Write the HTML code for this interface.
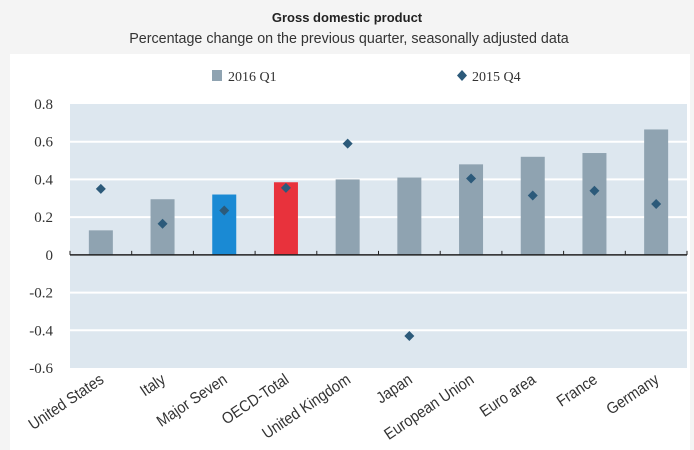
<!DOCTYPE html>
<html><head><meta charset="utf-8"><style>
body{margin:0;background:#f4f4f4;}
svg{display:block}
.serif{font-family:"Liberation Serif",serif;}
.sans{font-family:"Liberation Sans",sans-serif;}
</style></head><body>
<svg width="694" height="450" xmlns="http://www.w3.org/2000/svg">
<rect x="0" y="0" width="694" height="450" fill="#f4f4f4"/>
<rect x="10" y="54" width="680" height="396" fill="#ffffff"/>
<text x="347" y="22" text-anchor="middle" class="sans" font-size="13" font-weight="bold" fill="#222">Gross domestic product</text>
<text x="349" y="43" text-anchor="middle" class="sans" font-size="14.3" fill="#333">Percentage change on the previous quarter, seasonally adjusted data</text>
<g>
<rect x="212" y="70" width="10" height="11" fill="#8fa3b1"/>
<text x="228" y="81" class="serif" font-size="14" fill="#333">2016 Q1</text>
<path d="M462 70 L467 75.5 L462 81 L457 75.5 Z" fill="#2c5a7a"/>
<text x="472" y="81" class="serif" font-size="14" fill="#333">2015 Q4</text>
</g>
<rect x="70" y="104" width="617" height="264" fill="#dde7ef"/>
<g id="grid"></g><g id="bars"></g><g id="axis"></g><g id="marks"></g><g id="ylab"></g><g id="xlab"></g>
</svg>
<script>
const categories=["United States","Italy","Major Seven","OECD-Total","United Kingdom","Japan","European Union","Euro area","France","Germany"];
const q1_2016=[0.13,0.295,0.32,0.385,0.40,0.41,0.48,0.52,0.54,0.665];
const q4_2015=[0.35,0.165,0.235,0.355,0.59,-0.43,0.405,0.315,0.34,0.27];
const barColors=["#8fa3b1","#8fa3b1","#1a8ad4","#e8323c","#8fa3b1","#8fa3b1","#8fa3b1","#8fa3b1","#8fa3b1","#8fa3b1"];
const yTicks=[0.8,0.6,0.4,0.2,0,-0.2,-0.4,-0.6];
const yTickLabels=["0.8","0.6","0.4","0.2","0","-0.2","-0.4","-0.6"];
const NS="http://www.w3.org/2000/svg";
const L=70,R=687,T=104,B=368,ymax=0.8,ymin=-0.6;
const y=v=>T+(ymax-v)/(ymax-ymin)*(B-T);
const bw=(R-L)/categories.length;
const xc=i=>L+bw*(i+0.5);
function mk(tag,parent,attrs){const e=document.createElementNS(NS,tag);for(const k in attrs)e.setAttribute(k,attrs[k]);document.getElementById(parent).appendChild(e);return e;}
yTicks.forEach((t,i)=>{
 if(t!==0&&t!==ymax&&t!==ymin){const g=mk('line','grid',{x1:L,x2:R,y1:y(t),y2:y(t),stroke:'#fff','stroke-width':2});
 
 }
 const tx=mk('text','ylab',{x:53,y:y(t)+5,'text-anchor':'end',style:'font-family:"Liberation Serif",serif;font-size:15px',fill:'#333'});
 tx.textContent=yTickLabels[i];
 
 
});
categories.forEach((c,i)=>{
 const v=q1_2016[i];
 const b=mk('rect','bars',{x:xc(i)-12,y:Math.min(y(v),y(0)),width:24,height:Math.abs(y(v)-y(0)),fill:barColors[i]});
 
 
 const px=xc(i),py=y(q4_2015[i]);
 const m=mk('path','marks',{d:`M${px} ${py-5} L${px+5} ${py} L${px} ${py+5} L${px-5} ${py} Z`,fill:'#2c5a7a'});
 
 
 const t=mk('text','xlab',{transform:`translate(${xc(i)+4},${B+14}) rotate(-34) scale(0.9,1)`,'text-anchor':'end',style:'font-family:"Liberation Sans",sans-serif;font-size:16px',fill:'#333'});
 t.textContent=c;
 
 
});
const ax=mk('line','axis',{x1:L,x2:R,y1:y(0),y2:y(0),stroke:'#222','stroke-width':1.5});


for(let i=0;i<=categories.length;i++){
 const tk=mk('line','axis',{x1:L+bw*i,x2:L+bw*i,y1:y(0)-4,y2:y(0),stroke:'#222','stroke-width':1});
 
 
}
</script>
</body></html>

------

Retype the whole listing, keeping every line identical and omitting all pictures.

Write the HTML code for this interface.
<!DOCTYPE html>
<html><head><meta charset="utf-8"><style>
body{margin:0;background:#f4f4f4;}
svg{display:block}
.serif{font-family:"Liberation Serif",serif;}
.sans{font-family:"Liberation Sans",sans-serif;}
</style></head><body>
<svg width="694" height="450" xmlns="http://www.w3.org/2000/svg">
<rect x="0" y="0" width="694" height="450" fill="#f4f4f4"/>
<rect x="10" y="54" width="680" height="396" fill="#ffffff"/>
<text x="347" y="22" text-anchor="middle" class="sans" font-size="13" font-weight="bold" fill="#222">Gross domestic product</text>
<text x="349" y="43" text-anchor="middle" class="sans" font-size="14.3" fill="#333">Percentage change on the previous quarter, seasonally adjusted data</text>
<g>
<rect x="212" y="70" width="10" height="11" fill="#8fa3b1"/>
<text x="228" y="81" class="serif" font-size="14" fill="#333">2016 Q1</text>
<path d="M462 70 L467 75.5 L462 81 L457 75.5 Z" fill="#2c5a7a"/>
<text x="472" y="81" class="serif" font-size="14" fill="#333">2015 Q4</text>
</g>
<rect x="70" y="104" width="617" height="264" fill="#dde7ef"/>
<g id="grid"></g><g id="bars"></g><g id="axis"></g><g id="marks"></g><g id="ylab"></g><g id="xlab"></g>
</svg>
<script>
const categories=["United States","Italy","Major Seven","OECD-Total","United Kingdom","Japan","European Union","Euro area","France","Germany"];
const q1_2016=[0.13,0.295,0.32,0.385,0.40,0.41,0.48,0.52,0.54,0.665];
const q4_2015=[0.35,0.165,0.235,0.355,0.59,-0.43,0.405,0.315,0.34,0.27];
const barColors=["#8fa3b1","#8fa3b1","#1a8ad4","#e8323c","#8fa3b1","#8fa3b1","#8fa3b1","#8fa3b1","#8fa3b1","#8fa3b1"];
const yTicks=[0.8,0.6,0.4,0.2,0,-0.2,-0.4,-0.6];
const yTickLabels=["0.8","0.6","0.4","0.2","0","-0.2","-0.4","-0.6"];
const NS="http://www.w3.org/2000/svg";
const L=70,R=687,T=104,B=368,ymax=0.8,ymin=-0.6;
const y=v=>T+(ymax-v)/(ymax-ymin)*(B-T);
const bw=(R-L)/categories.length;
const xc=i=>L+bw*(i+0.5);
function mk(tag,parent,attrs){const e=document.createElementNS(NS,tag);for(const k in attrs)e.setAttribute(k,attrs[k]);document.getElementById(parent).appendChild(e);return e;}
yTicks.forEach((t,i)=>{
 if(t!==0&&t!==ymax&&t!==ymin){const g=mk('line','grid',{x1:L,x2:R,y1:y(t),y2:y(t),stroke:'#fff','stroke-width':2});
 
 }
 const tx=mk('text','ylab',{x:53,y:y(t)+5,'text-anchor':'end',style:'font-family:"Liberation Serif",serif;font-size:15px',fill:'#333'});
 tx.textContent=yTickLabels[i];
 
 
});
categories.forEach((c,i)=>{
 const v=q1_2016[i];
 const b=mk('rect','bars',{x:xc(i)-12,y:Math.min(y(v),y(0)),width:24,height:Math.abs(y(v)-y(0)),fill:barColors[i]});
 
 
 const px=xc(i),py=y(q4_2015[i]);
 const m=mk('path','marks',{d:`M${px} ${py-5} L${px+5} ${py} L${px} ${py+5} L${px-5} ${py} Z`,fill:'#2c5a7a'});
 
 
 const t=mk('text','xlab',{transform:`translate(${xc(i)+4},${B+14}) rotate(-34) scale(0.9,1)`,'text-anchor':'end',style:'font-family:"Liberation Sans",sans-serif;font-size:16px',fill:'#333'});
 t.textContent=c;
 
 
});
const ax=mk('line','axis',{x1:L,x2:R,y1:y(0),y2:y(0),stroke:'#222','stroke-width':1.5});


for(let i=0;i<=categories.length;i++){
 const tk=mk('line','axis',{x1:L+bw*i,x2:L+bw*i,y1:y(0)-4,y2:y(0),stroke:'#222','stroke-width':1});
 
 
}
</script>
</body></html>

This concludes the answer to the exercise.